Lawrence Anyways et Ma vie avec John F. Donovan
L’approche de Xavier Dolan à l’égard de la transidentité est sensiblement différente. Si le coming out trans de Lawrence – interprétée par Melvil Poupaud – dans Lawrence Anyways (2012) a également lieu hors champ, le personnage ne cesse de répéter à sa compagne “Je ne suis pas homosexuel”, sorte de contre-champ à la scène des Roseaux Sauvage (1994), de Téchiné, dans laquelle l’adolescent interprété par Gaël Morel répète devant un miroir : “Je suis un pédé, je suis un pédé, je suis pédé”. Lawrence Anyways est également le seul film de Dolan où la violence extérieure LGBTphobe se manifeste concrètement, puisqu’il comporte une scène d’agression, et où une critique de la transphobie des institutions est clairement énoncée, le personnage perdant son emploi de professeure en raison de sa transition. Le stigmate rend également folle sa compagne, magistralement interprétée par Suzanne Clément, dans un de ces pétages de plombs dont le cinéaste a le secret. La transition de genre en tant que telle n’est toutefois pas explorée par Xavier Dolan. Le personnage se confie peu sur son parcours et ses répercussions intimes, cause plutôt de nombreux questionnements chez ses proches, qui peinent à l’accepter.
Dans Ma vie avec John F. Donovan, Dolan met en scène pour la première fois un personnage dans le placard, un acteur confronté à l’homophobie des studios et dont l’outing va précipiter la chute. Son amitié avec un enfant, Ruppert, avec qui il entretient une relation épistolaire, fonctionne comme un passage de relais entre deux générations, mais aussi deux périodes, ou deux facettes de la vie du cinéaste. L’enfant précoce à la tête remplie de rêves, puis l’artiste torturé, cerné, dont on attend qu’il définisse ce qu’il rechigne à nommer, espérant que le monde se lasse, et que l’amour homosexuel ne soit plus considéré comme différent. On retrouve une thématique semblable dans La Nuit où Laurier Gaudreault s'est réveillé, où la difficulté d'assumer sa sexualité est source de tous les maux.
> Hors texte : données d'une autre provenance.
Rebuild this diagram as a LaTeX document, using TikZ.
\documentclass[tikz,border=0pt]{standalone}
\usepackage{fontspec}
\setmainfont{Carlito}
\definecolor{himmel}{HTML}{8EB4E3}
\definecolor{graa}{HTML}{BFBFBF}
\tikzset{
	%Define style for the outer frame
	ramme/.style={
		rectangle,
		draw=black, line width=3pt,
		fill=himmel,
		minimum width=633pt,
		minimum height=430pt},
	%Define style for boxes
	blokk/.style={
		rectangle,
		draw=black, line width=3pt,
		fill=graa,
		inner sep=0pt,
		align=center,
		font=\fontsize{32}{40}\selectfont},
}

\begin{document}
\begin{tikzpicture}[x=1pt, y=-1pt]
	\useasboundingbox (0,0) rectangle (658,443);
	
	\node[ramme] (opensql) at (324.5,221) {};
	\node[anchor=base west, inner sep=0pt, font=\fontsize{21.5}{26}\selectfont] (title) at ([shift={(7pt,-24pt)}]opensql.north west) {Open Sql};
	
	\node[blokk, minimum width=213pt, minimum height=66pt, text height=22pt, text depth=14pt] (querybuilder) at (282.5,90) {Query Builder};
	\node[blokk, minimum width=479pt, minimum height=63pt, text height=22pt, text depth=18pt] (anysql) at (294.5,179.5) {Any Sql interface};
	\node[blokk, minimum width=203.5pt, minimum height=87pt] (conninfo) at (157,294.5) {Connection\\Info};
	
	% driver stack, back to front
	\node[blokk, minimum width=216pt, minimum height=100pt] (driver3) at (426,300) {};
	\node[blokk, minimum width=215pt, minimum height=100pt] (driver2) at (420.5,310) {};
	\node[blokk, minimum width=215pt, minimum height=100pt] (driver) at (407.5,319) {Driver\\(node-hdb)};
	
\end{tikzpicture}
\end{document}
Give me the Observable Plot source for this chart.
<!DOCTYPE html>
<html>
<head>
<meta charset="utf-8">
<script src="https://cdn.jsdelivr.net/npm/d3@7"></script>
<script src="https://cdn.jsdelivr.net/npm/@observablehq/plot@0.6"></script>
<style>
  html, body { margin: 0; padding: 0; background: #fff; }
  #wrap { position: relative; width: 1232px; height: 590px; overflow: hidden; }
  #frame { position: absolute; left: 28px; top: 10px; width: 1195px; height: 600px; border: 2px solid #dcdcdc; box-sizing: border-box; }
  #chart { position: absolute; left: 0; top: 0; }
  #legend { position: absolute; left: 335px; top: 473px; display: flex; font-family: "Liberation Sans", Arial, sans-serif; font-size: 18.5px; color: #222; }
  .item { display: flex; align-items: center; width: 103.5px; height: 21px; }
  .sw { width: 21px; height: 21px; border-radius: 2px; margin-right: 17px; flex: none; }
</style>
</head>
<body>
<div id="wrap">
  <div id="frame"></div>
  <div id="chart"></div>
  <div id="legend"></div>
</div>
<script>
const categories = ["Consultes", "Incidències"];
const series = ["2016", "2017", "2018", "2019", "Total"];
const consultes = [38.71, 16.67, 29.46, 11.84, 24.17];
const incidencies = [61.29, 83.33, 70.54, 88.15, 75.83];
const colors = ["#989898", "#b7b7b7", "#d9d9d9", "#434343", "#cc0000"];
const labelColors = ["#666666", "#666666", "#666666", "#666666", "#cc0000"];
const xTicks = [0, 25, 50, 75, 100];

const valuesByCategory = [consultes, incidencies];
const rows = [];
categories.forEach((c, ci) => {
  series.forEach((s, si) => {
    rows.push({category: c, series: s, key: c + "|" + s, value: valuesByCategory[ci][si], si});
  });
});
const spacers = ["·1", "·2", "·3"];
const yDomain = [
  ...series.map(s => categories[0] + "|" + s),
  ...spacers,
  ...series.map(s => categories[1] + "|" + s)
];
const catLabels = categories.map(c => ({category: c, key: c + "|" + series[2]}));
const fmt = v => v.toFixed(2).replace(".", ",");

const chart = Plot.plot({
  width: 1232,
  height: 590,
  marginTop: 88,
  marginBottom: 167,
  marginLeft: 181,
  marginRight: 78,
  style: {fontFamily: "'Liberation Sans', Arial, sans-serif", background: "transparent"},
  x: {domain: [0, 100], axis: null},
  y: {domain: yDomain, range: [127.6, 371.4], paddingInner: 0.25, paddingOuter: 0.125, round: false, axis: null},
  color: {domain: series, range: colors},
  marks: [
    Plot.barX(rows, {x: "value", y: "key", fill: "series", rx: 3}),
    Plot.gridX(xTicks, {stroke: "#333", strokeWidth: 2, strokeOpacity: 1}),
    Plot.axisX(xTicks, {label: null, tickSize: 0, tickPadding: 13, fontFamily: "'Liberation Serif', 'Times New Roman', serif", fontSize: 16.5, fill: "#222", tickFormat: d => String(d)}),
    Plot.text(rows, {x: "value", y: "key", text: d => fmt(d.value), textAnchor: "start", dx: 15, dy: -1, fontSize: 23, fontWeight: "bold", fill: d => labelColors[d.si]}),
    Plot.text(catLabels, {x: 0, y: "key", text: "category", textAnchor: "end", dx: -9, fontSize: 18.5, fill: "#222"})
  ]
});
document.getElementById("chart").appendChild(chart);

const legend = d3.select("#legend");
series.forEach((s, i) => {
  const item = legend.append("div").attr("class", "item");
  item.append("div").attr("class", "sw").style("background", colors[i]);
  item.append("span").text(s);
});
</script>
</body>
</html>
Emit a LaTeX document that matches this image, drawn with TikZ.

Affranchi de l’histoire LGBT, le cinéma de Xavier Dolan accompagne néanmoins ses évolutions contemporaines, se rapprochant avec Matthias et Maxime d'une jeunesse qui se proclame "sans étiquette", mais dont le vœu d’une société aveugle à l’orientation sexuelle peut aussi être entendu comme une façon de ne pas partager le stigmate LGBT, ni sa fierté si chèrement acquise. Ses personnages, qui se définissent par leurs sentiments plus que par leur vécu queer, et n'ont aucune vie communautaire – tous sont "hors-milieu" –, appellent à une forme de banalisation des identités derrière laquelle s’engouffrent aujourd’hui d’innombrables productions queer-friendly disponibles sur les plateformes de streaming, où l’homosexualité n’est jamais un parcours, un devenir, mais un fait parmi d’autres, sans conséquence. Panayotis Pascot ne dit pas autre chose quand il déclare, au micro de Léa Salamé sur France Inter, que l'homosexualité chez lui, "c'est passé par le cœur". Comme une génération post-Dolan, déjà.